2. In most cases, you need to pitch your book for an international (if Anglophone) audience, since most major presses sell to libraries in 150-160 countries and will get at least one U.K. reader and one U.S.A. reader (U.S. libraries being half the world market). This means you need to think about issues of parochialism - do you reference "Birmingham" without making either "Alabama" or "England" clear - and take into consideration major international theoretical divisions in your field. In general, U.S. readers tend to be more concerned about issues of methodology, theory, and being up on the latest secondary criticism, since their libraries are larger and have that criticism available, whereas U.K. readers expect more attention and focus on primary sources/archives and drawing larger conclusions from those sources. I realized that I've been modeling my book on a bunch of British books - which may explain why U.S. reviewers criticize me for being less up on theory/criticism.

3. A frequent trap is to think that "interdisciplinary" means "trendy and can sell twice or thrice as many books to people in both fields." In fact, there are two pitfalls here: A. The publisher will send your book out to one reader in each discipline, each of whom may guard their discipline's boundaries assiduously and harshly. The historian, say, will slam down on you if you aren't up on all the latest historical theory, whereas the gender studies person will expect a comprehensive knowledge of feminist theory. Then there's the marketing problem - both publishers and librarians are still tightly divided by departments, and so the history librarian may think, "oh, this is a book which should come out of the women's studies book budget" while her colleague thinks, "oh, this book should be part of the history budget" and then 0 rather than 2 copies get bought. So it may be wiser to pitch to a main field and mention "influences" by other fields, so you can wind up neatly in a box.
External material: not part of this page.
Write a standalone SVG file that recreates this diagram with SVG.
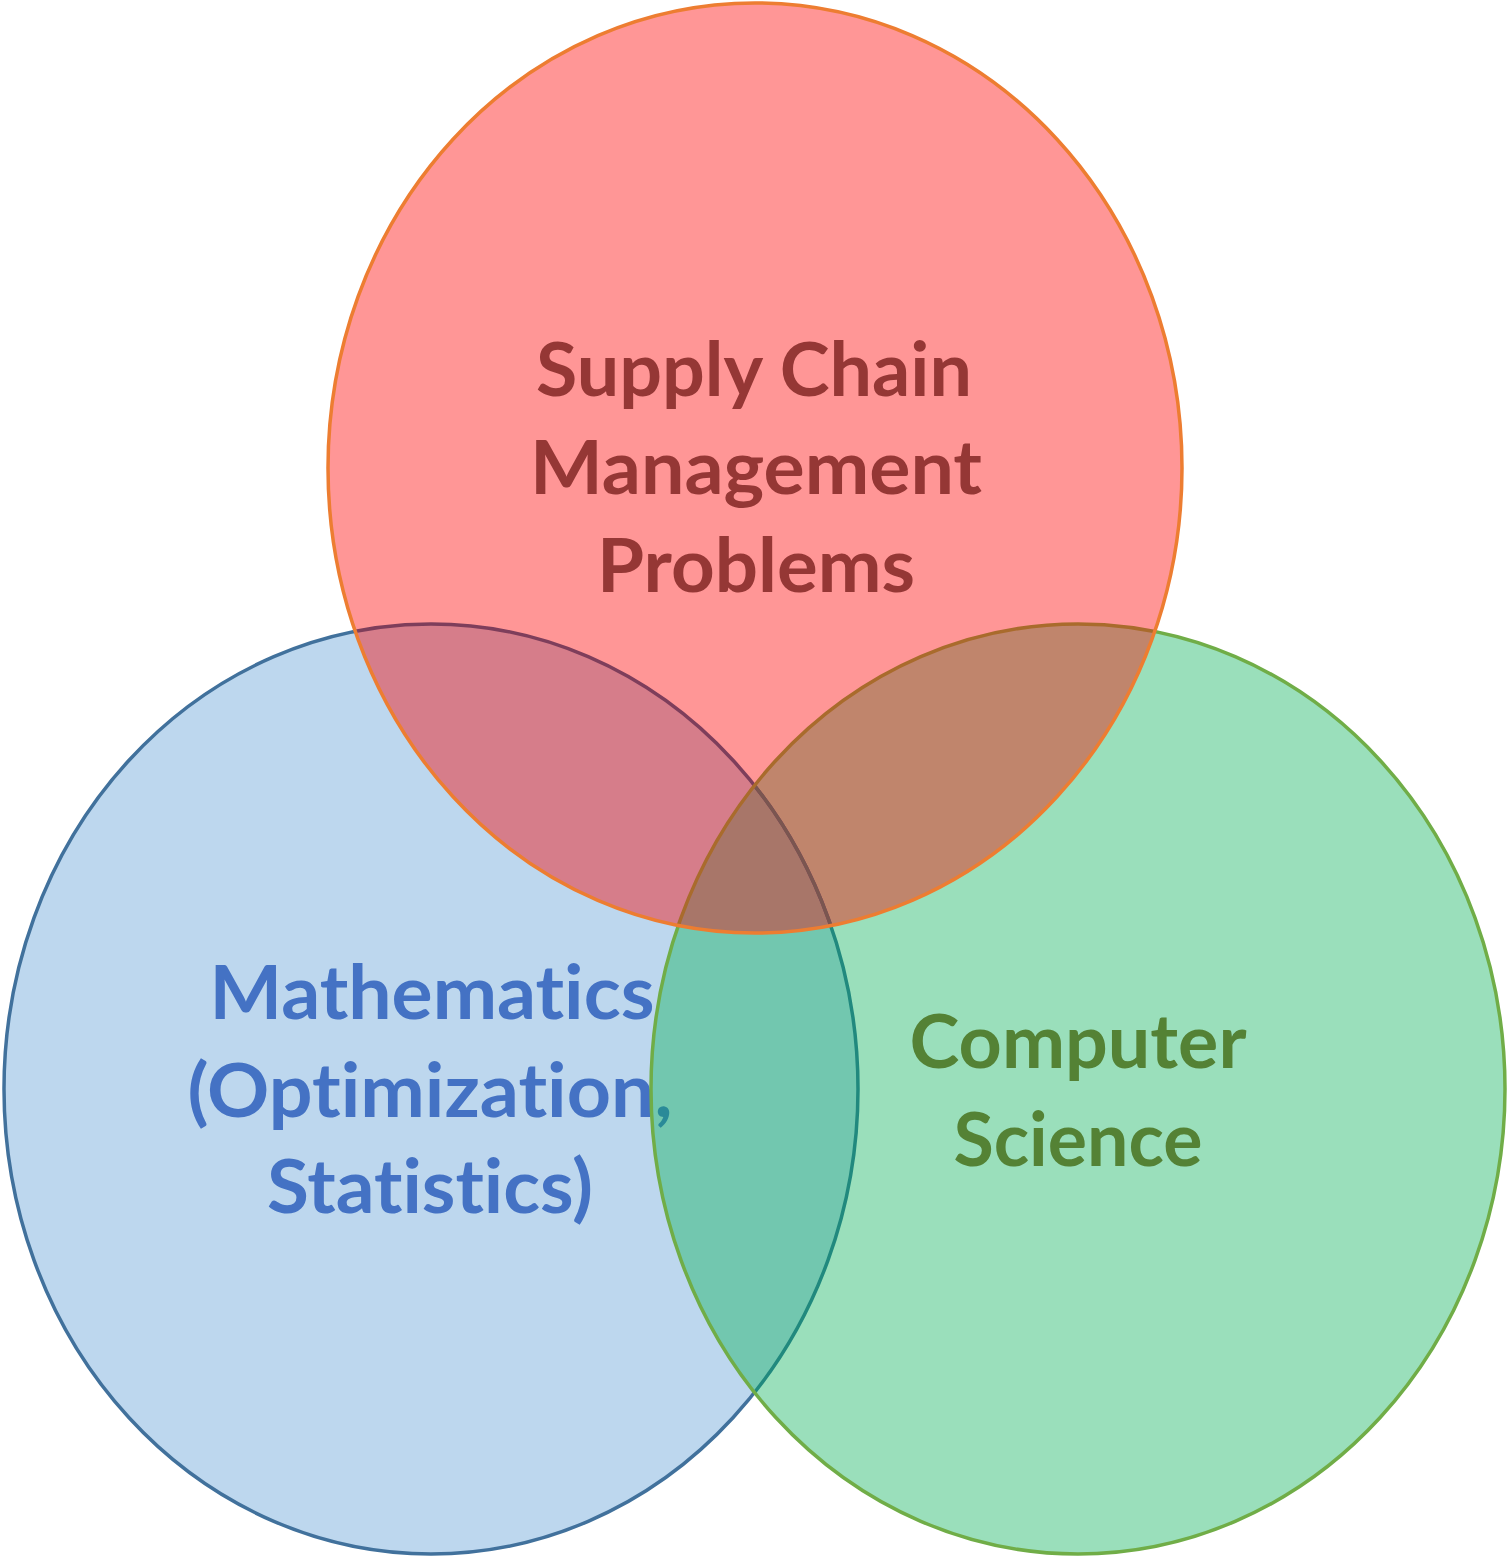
<svg xmlns="http://www.w3.org/2000/svg" xmlns:xlink="http://www.w3.org/1999/xlink" width="1509" height="1559" viewBox="0 0 1509 1559">
<style>
  .lbl { font-family: Lato, "Open Sans", "Liberation Sans", sans-serif; font-weight: bold; font-size: 74px; text-anchor: middle; font-variant-ligatures: none; font-feature-settings: "liga" 0, "clig" 0; }
  .sw { stroke-width: 3.5; fill: none; }
</style>
<defs>
  <ellipse id="eRed" cx="755" cy="468" rx="427" ry="465"/>
  <ellipse id="eBlue" cx="431" cy="1089" rx="427" ry="465"/>
  <ellipse id="eGreen" cx="1078" cy="1089" rx="427" ry="465"/>
  <clipPath id="cRed"><use xlink:href="#eRed"/></clipPath>
  <clipPath id="cBlue"><use xlink:href="#eBlue"/></clipPath>
  <clipPath id="cGreen"><use xlink:href="#eGreen"/></clipPath>
  <g id="mathText">
    <text x="432" y="1019" textLength="445" lengthAdjust="spacingAndGlyphs">Mathematics</text>
    <text x="430" y="1117" textLength="485" lengthAdjust="spacingAndGlyphs">(Optimization,</text>
    <text x="430" y="1213" textLength="326" lengthAdjust="spacingAndGlyphs">Statistics)</text>
  </g>
</defs>
<rect width="1509" height="1559" fill="#ffffff"/>

<g id="mathematics">
  <use xlink:href="#eBlue" fill="#BDD7EE"/>
  <use xlink:href="#eBlue" class="sw" stroke="#41719C"/>
  <use xlink:href="#mathText" class="lbl" fill="#4472C4"/>
</g>

<g id="computer-science">
  <use xlink:href="#eGreen" fill="#9ADFBB"/>
  <g clip-path="url(#cGreen)">
    <use xlink:href="#eBlue" fill="#72C7AF"/>
    <use xlink:href="#eBlue" class="sw" stroke="#21897E"/>
    <use xlink:href="#mathText" class="lbl" fill="#2A8A98"/>
  </g>
  <use xlink:href="#eGreen" class="sw" stroke="#70AD47"/>
  <text class="lbl" fill="#548235" x="1078" y="1068" textLength="337" lengthAdjust="spacingAndGlyphs">Computer</text>
  <text class="lbl" fill="#548235" x="1078" y="1166" textLength="249" lengthAdjust="spacingAndGlyphs">Science</text>
</g>

<g id="supply-chain">
  <use xlink:href="#eRed" fill="#FF9696"/>
  <g clip-path="url(#cRed)">
    <use xlink:href="#eBlue" fill="#D67D8A"/>
    <use xlink:href="#eGreen" fill="#C0856C"/>
    <g clip-path="url(#cBlue)">
      <use xlink:href="#eGreen" fill="#A87669"/>
    </g>
    <use xlink:href="#eBlue" class="sw" stroke="#7E3E5B"/>
    <g clip-path="url(#cGreen)">
      <use xlink:href="#eBlue" class="sw" stroke="#7A5650"/>
    </g>
    <use xlink:href="#eGreen" class="sw" stroke="#A96B2C"/>
  </g>
  <use xlink:href="#eRed" class="sw" stroke="#ED7D31"/>
  <text class="lbl" fill="#953735" x="754" y="396" textLength="436" lengthAdjust="spacingAndGlyphs">Supply Chain</text>
  <text class="lbl" fill="#953735" x="756" y="494" textLength="452" lengthAdjust="spacingAndGlyphs">Management</text>
  <text class="lbl" fill="#953735" x="756" y="592" textLength="318" lengthAdjust="spacingAndGlyphs">Problems</text>
</g>
</svg>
4. Very few people read academic books cover-to-cover anymore. Usually, esp. with the advent of digital books, they will read a chapter or even a few pages. This suggests that it is useful to write a granular book - one that is helpful in sections and bits and pieces. However, if you present a wholly granular book idea, the publisher will say "why not publish that as a series of journal articles?" So you also need a strong argument which connects and ties together all the individual quilty bits.

5. Some comments on titles, which are apparently important:  Many library search engines cut off the title after the colon, so your "search term" words need to be in the first part, not after the colon if used. Publishers hate quotes and puns and odd punctuation in the title. Short is good, from an aesthetic perspective. Big picture - though not too general - is good. Names are better than dates - i.e., not "1795 - 1945" but "Napoleon to Hitler" or "Austen to Hemingway."
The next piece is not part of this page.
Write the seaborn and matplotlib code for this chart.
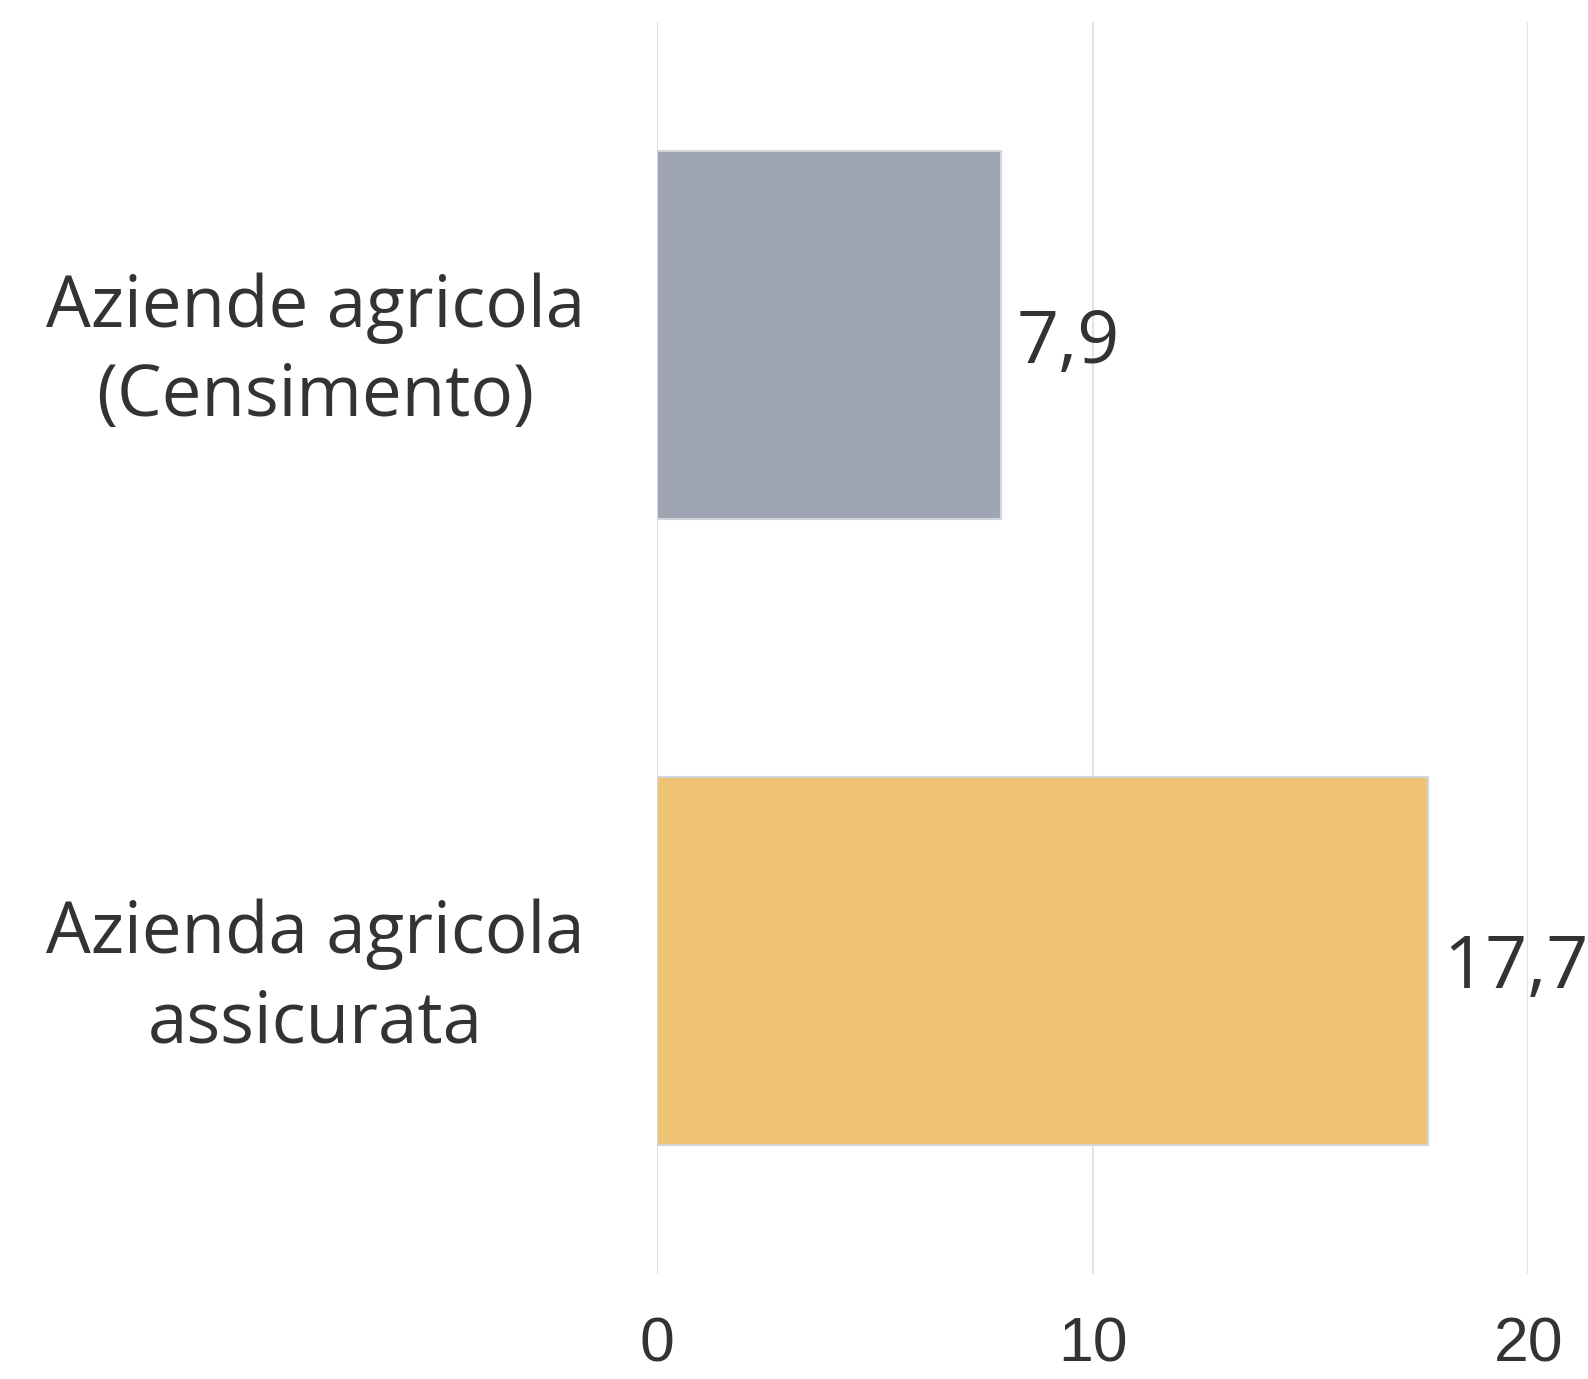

6. Common mistakes in the cover letter: The phrase "filling a much-needed gap" - both silly, but also suggests that you are not doing important work, but just "grouting" - filling up the unimportant spaces between other people's big tiles. Similarly, "previously overlooked" or "ignored" suggest that there might be a reason no one bothered with your topic before. Positive, constructive words and strong verbs in the title or blurb help sales - "The Making of the Modern World" or "The Rise of the Novel" rather than "The Novel in Victorian England."
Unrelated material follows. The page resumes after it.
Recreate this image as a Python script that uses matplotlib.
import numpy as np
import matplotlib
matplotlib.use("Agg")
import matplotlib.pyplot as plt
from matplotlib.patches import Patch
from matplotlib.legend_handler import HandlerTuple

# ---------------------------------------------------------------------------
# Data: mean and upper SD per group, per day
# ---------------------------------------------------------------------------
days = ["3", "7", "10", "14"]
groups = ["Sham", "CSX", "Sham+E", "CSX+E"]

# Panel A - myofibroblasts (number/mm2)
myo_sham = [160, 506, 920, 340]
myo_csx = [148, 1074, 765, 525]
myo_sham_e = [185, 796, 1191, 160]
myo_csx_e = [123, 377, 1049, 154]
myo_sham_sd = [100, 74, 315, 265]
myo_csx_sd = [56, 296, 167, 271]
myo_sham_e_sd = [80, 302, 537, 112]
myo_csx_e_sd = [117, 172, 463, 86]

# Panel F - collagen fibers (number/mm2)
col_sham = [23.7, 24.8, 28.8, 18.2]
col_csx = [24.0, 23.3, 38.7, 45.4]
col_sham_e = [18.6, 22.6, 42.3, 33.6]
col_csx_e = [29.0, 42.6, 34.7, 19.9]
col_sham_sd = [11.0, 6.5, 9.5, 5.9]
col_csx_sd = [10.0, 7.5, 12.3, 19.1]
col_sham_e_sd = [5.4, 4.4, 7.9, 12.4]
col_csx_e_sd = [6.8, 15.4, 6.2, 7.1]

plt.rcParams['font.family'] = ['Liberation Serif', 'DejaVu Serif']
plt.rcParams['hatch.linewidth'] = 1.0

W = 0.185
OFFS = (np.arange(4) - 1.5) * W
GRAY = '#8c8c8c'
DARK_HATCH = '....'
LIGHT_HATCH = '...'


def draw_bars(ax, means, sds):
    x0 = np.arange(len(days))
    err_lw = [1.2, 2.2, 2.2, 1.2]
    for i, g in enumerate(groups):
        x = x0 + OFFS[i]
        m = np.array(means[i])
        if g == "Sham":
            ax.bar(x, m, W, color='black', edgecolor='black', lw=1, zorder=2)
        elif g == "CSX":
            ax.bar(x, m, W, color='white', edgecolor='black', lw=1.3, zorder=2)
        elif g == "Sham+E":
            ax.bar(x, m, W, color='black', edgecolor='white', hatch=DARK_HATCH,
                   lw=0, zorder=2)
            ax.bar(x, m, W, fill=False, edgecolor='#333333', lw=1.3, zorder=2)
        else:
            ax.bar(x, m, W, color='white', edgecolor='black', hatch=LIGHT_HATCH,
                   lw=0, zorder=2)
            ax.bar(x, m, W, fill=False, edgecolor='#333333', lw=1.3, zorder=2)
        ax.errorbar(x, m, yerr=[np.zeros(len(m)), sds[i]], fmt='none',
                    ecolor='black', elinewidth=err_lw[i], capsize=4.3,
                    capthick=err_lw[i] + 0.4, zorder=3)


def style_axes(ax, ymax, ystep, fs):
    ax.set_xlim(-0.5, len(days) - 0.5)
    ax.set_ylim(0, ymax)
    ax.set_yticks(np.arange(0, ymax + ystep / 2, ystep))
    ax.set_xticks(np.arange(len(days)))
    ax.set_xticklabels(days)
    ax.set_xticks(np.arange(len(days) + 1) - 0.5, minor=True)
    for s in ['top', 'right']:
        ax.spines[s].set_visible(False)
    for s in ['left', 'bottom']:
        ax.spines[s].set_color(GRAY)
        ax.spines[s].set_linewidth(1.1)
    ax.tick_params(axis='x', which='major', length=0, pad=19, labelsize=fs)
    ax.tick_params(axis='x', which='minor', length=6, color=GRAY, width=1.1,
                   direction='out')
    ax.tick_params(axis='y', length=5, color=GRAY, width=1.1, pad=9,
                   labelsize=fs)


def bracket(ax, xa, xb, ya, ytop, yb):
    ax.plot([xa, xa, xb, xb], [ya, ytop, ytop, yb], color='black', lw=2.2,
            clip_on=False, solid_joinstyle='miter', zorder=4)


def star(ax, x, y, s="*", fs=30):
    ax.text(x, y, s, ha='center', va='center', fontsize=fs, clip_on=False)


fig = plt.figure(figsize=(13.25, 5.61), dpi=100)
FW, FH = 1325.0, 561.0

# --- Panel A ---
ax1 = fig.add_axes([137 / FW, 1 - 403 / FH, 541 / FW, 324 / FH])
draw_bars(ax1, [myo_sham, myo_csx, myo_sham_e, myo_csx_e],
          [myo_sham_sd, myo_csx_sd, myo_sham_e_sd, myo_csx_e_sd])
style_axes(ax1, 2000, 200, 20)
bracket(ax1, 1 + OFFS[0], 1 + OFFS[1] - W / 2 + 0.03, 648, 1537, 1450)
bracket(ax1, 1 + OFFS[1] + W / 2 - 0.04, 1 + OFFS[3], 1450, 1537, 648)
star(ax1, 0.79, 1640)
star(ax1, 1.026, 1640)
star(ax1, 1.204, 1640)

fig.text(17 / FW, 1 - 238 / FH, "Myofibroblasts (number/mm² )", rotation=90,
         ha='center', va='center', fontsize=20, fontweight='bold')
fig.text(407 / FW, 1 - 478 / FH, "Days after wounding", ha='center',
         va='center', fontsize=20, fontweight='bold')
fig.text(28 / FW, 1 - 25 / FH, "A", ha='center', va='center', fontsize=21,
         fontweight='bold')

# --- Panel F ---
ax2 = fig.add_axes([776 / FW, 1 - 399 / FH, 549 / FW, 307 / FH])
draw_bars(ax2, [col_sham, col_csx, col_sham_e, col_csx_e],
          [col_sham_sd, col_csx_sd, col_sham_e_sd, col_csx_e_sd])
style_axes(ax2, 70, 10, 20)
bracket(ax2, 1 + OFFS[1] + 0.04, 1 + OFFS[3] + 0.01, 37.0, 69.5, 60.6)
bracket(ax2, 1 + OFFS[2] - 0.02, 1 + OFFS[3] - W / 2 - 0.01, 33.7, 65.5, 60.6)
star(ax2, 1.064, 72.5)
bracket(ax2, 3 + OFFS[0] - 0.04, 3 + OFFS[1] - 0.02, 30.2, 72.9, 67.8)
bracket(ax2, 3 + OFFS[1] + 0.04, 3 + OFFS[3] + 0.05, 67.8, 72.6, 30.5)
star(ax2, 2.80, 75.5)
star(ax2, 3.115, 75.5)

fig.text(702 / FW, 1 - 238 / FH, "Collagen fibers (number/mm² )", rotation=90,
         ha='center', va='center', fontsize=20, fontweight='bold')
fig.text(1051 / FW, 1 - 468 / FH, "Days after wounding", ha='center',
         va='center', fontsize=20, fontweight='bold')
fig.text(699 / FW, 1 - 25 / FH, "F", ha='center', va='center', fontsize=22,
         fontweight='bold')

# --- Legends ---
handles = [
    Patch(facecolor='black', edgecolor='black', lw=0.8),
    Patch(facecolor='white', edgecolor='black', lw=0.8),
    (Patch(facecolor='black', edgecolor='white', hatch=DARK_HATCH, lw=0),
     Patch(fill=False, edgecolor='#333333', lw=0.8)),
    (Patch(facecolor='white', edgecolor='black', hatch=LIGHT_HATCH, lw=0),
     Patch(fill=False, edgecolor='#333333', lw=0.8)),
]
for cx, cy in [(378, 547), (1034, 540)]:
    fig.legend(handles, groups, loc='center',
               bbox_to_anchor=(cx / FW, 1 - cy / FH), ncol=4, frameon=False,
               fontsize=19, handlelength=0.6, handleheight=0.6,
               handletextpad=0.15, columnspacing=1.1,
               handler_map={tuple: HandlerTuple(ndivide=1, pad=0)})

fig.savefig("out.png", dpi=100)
7. When referencing others' works, don't be a passenger in their train. "Drawing on" sounds like you're just hitching a ride on their ideas, whereas "building on" or "challenging Smith's theory" sounds like you're establishing new, game-changing thoughts. At the same time, you don't want to pitch your tent in the middle of nowhere, because people don't buy books there; you want it connected to the existing scholarly discussion. What makes an academic book valuable to you is that it fundamentally changed or developed your ideas about a particular topic - that's what you want to suggest your book will be. Also, avoid talking about "goals and objectives;" what your book does should be in the present, not a possible future. Not "I hope to change" but "changes."

Hope this was helpful for relevant folks! Discussion welcome in comments.